Thanks @nicofish, my question was probably unclear, sorry about that. What I want to do is to have variable batch sizes in the DataLoader. I want to assign all X,y pairs belonging to user 1 to batch 1, user 2 to batch 2, and so on. The seq_length and input_size are fixed for each X, so that is not an issue.

nicofish · December 5, 2020, 9:54pm

What is your end goal? When modeling, if you are using PyTorch to handle gradient descent, the model parameters will only be updated once per batch.

When you batch the data each batch has time steps equivalent to the batch size. Hence the model would be handling each person individually, and then would be updating all of the gradients once per batch at the end.

What you are doing is the same as using batch size = 1. In other words your gradients would be updated after every person. This is more computationally costly, and you lose some of the benefits from batching.

see last image here:

observe how the accuracy in training is more erratic with lower batch size.

For more help please provide sample data, and explain what you are trying to accomplish.

pthelp · December 5, 2020, 10:18pm

I am trying to implement multiple instance learning, as described in this paper. Each batch (user in my case) still has multiple instances, though the number of instances may be different across users (which means the batch size is not fixed). The gradients would be updated after every person, but after multiple instances, so the learning should be stable.

For some minimal sample data, assume the dataset is somewhat like this:

X = [[2,3], [1,1], [4,3], [6,2]]
y = [0, 1, 0, 1]
subjects = [0, 0, 1, 2]

then I want X to be batched based on subjects:

batch_0 = [[2,3], [1,1]]
batch_1 = [[4,3]]
batch_2 = [[6,2]]

In my actual dataset, there are about 15 instances per subject, so the batch size will not be too small.
Thank you!

nicofish · December 5, 2020, 10:23pm

In that case don’t use DataLoader. Batch the data yourself using a for loop and then feed each batch into the model one batch at a time with another loop.

do something like:

sudo code

for i in number of epochs:
    for j in number of subjects:
        index = which(X == j)
   
        #your model training function
        data = x[index]
        target = y[index]
        output = model(x)
        #compute your loss
        #do your back propagation
        #get your training and or validation loss
        #save model at epoch j

pthelp · December 5, 2020, 10:28pm

I think that’s what I’ll fall back to, thanks.

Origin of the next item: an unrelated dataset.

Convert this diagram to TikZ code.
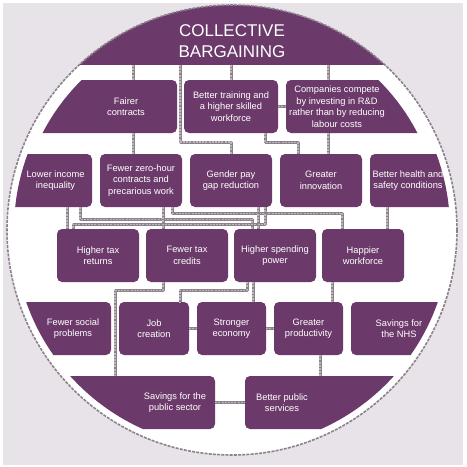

I was hoping there would be a more efficient way to do this using DataLoader - assigning individual samples to custom batches based on some criteria feels like it should not be such a unique use case.

nicofish · December 5, 2020, 10:50pm

Its not that much less efficient. Consider that with DataLoader you still have to use a loop as it creates and iterable.
so it would still look like:

for i in number epochs:
    for j, dat in enumerate(DataLoader):
        data = dat[0]
        target = data[1]
        #all the other training stuff

I also think the reason DataLoader isn’t necessary in this case is that you are simply doing batch size 1. That is why it doesn’t work.

Batch is a third dimension that you are adding to your data to group things together, in your case multiple people.

In the particular example you provided your subject 0 has data with sequence_length = 2 and input size = 2 (as you have x, y coordinates). I’m assuming the y isn’t your target data.

For example, if you are feeding data to an RNN or LSTM with batch_first = True. The data should have the following format:
[batch_size, seq_length, input_size]

The shape of your input data for subject 0 would be [1, 2, 2] and the shape for subject 1 would be [1, 1, 2]. As you can see batch size = 1.

I think you confused your sequence length (number of instances per person) with batch size. The same thing happened to me when I began with PyTorch.

Just remember each your people is a 2D matrix of shape (instances, a point). batch size is the number of 2D matrices you give to your model before performing gradient descent.